Listed records:
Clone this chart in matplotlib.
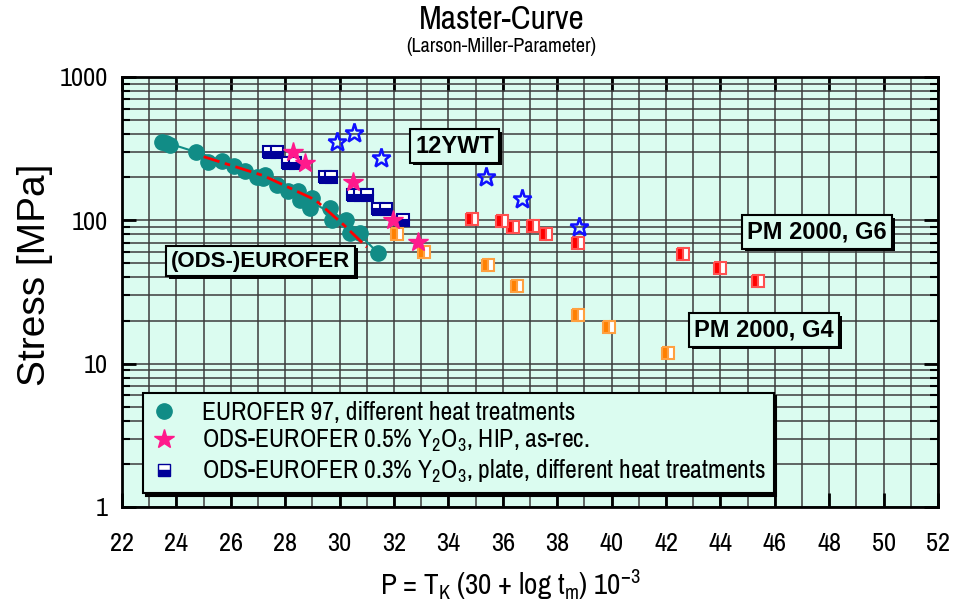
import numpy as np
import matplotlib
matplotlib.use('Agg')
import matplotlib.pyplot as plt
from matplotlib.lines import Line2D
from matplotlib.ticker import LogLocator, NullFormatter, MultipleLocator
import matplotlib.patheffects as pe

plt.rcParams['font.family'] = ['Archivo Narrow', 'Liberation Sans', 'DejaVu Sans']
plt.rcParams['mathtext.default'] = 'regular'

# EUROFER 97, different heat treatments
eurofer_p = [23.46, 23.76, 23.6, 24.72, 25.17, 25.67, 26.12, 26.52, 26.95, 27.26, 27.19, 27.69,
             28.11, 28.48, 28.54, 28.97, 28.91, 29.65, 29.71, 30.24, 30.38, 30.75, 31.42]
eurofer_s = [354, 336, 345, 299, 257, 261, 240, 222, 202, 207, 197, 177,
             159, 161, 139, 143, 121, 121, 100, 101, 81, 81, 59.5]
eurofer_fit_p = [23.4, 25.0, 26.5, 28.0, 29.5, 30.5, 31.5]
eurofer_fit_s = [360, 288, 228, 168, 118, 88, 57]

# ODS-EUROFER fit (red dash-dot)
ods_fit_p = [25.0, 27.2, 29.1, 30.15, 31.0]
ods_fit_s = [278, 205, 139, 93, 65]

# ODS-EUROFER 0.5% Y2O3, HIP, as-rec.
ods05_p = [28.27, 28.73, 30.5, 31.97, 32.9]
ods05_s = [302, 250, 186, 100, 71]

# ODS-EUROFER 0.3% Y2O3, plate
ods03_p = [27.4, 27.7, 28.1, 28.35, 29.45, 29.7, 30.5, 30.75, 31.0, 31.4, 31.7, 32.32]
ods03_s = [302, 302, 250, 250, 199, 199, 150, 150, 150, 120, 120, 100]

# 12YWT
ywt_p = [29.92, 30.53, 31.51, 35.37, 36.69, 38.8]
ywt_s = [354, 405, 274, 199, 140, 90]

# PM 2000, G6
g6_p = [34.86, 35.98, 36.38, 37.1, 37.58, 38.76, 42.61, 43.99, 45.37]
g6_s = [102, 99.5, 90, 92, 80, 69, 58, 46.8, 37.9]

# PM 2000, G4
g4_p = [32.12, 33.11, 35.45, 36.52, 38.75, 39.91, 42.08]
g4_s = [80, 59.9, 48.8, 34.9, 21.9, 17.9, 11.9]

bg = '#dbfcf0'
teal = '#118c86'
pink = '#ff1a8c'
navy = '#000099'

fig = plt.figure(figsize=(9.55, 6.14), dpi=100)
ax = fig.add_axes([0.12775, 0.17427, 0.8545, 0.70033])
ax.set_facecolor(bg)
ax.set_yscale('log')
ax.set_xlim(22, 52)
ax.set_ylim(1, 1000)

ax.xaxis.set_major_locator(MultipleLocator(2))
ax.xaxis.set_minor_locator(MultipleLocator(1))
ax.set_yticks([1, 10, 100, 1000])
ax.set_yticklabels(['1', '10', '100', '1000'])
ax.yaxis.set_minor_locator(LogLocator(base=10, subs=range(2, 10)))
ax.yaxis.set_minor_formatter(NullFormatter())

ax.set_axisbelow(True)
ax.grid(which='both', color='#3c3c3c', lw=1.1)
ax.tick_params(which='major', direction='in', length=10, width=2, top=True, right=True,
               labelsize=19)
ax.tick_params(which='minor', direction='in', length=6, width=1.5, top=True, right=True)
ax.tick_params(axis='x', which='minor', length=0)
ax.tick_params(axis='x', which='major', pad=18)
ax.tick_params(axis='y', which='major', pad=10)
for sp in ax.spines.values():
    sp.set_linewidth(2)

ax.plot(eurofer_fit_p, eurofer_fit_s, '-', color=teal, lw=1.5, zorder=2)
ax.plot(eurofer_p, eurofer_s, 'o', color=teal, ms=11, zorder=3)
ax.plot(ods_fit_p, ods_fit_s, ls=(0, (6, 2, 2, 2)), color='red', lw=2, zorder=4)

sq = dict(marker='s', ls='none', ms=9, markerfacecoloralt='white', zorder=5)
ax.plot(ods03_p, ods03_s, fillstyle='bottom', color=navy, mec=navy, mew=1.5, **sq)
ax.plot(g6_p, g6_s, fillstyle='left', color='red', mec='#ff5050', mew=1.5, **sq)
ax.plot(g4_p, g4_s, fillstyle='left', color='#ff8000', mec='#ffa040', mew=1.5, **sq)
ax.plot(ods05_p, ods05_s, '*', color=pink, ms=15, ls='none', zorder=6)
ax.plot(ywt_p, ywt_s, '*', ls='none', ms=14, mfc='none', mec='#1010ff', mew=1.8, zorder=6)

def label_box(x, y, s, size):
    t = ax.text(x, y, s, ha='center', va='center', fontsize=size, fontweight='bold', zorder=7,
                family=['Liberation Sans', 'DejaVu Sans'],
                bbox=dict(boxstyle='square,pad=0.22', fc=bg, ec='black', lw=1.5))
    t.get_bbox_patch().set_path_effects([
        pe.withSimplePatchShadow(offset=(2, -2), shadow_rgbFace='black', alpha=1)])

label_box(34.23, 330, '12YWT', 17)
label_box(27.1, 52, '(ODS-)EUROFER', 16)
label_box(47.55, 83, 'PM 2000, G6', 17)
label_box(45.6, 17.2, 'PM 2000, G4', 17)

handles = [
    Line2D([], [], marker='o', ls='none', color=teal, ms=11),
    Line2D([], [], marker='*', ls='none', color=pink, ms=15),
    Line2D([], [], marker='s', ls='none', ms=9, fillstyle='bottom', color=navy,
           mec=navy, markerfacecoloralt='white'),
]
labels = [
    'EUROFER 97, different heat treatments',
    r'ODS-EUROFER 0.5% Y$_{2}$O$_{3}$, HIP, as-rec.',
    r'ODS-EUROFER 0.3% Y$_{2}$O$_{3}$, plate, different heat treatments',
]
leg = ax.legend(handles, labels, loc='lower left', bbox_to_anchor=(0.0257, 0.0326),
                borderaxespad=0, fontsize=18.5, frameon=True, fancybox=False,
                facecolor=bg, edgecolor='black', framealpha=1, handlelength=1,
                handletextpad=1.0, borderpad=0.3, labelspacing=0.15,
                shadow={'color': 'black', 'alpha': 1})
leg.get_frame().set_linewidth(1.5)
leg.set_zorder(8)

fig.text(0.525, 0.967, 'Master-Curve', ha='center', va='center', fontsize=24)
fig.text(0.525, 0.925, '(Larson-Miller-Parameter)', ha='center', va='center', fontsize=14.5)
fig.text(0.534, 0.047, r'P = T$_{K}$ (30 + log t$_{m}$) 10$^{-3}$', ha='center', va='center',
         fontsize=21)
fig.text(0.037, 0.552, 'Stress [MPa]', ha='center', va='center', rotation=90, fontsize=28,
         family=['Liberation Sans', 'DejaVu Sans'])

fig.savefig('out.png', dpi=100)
--
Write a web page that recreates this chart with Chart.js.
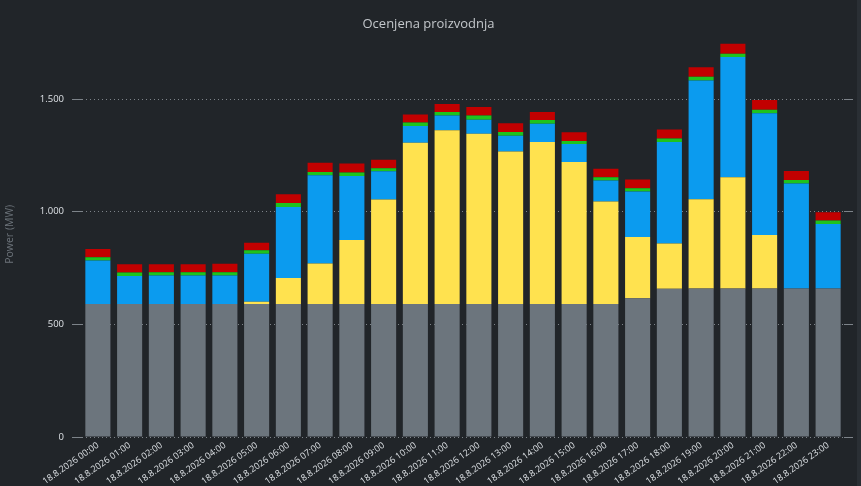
...
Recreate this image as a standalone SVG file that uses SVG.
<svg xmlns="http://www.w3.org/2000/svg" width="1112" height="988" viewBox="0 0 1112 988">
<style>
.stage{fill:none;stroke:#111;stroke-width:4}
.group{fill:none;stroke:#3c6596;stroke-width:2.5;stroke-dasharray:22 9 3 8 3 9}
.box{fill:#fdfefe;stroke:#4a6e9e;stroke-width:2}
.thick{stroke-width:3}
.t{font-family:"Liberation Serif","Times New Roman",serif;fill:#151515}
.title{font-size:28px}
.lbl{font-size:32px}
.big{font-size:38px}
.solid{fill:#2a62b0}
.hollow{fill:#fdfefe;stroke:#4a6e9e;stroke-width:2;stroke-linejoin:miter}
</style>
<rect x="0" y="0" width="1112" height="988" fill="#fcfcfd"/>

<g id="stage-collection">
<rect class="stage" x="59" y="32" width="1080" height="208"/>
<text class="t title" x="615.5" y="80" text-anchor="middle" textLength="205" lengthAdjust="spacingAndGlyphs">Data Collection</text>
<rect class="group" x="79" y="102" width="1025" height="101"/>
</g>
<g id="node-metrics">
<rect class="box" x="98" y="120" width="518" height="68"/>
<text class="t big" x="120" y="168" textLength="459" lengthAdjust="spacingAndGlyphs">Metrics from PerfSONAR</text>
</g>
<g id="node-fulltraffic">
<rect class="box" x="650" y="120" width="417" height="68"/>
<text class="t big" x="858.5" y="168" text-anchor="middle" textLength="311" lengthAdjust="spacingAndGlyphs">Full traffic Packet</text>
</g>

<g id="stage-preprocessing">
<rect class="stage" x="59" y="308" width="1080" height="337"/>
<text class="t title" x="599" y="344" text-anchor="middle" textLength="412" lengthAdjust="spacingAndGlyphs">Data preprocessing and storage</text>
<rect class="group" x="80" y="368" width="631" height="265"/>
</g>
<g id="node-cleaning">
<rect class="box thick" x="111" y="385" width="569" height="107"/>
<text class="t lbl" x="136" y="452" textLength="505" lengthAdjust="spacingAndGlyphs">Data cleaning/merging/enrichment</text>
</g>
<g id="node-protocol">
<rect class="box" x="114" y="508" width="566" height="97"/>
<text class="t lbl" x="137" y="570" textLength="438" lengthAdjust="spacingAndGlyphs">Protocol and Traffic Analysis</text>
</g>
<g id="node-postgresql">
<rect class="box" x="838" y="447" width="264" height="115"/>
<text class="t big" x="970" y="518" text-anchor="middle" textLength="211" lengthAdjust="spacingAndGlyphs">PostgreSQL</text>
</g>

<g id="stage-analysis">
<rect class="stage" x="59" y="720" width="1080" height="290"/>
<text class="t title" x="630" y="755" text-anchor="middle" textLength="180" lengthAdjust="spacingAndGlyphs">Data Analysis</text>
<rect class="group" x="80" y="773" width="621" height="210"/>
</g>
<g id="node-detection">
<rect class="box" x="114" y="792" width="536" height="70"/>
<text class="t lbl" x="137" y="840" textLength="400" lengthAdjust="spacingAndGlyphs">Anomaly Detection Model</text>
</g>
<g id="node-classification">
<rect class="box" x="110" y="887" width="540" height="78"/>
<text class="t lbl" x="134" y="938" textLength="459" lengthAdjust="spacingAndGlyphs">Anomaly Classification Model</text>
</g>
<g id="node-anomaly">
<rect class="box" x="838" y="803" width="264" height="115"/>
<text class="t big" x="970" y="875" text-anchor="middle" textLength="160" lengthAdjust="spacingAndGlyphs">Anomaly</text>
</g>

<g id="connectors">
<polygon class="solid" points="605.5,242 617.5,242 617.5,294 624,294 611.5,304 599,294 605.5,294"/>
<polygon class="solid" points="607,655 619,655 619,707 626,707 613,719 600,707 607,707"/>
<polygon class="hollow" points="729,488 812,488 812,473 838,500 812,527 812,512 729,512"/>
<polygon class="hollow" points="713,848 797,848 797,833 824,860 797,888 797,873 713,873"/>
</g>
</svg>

Exercise requirements: Take the lines from the one holding "Clone this chart in matplotlib." to the one holding "plt.rcParams['mathtext.default'] = 'regular'", both lines included, and give them again exactly, with no pictures.

The result:
Clone this chart in matplotlib.
import numpy as np
import matplotlib
matplotlib.use('Agg')
import matplotlib.pyplot as plt
from matplotlib.lines import Line2D
from matplotlib.ticker import LogLocator, NullFormatter, MultipleLocator
import matplotlib.patheffects as pe

plt.rcParams['font.family'] = ['Archivo Narrow', 'Liberation Sans', 'DejaVu Sans']
plt.rcParams['mathtext.default'] = 'regular'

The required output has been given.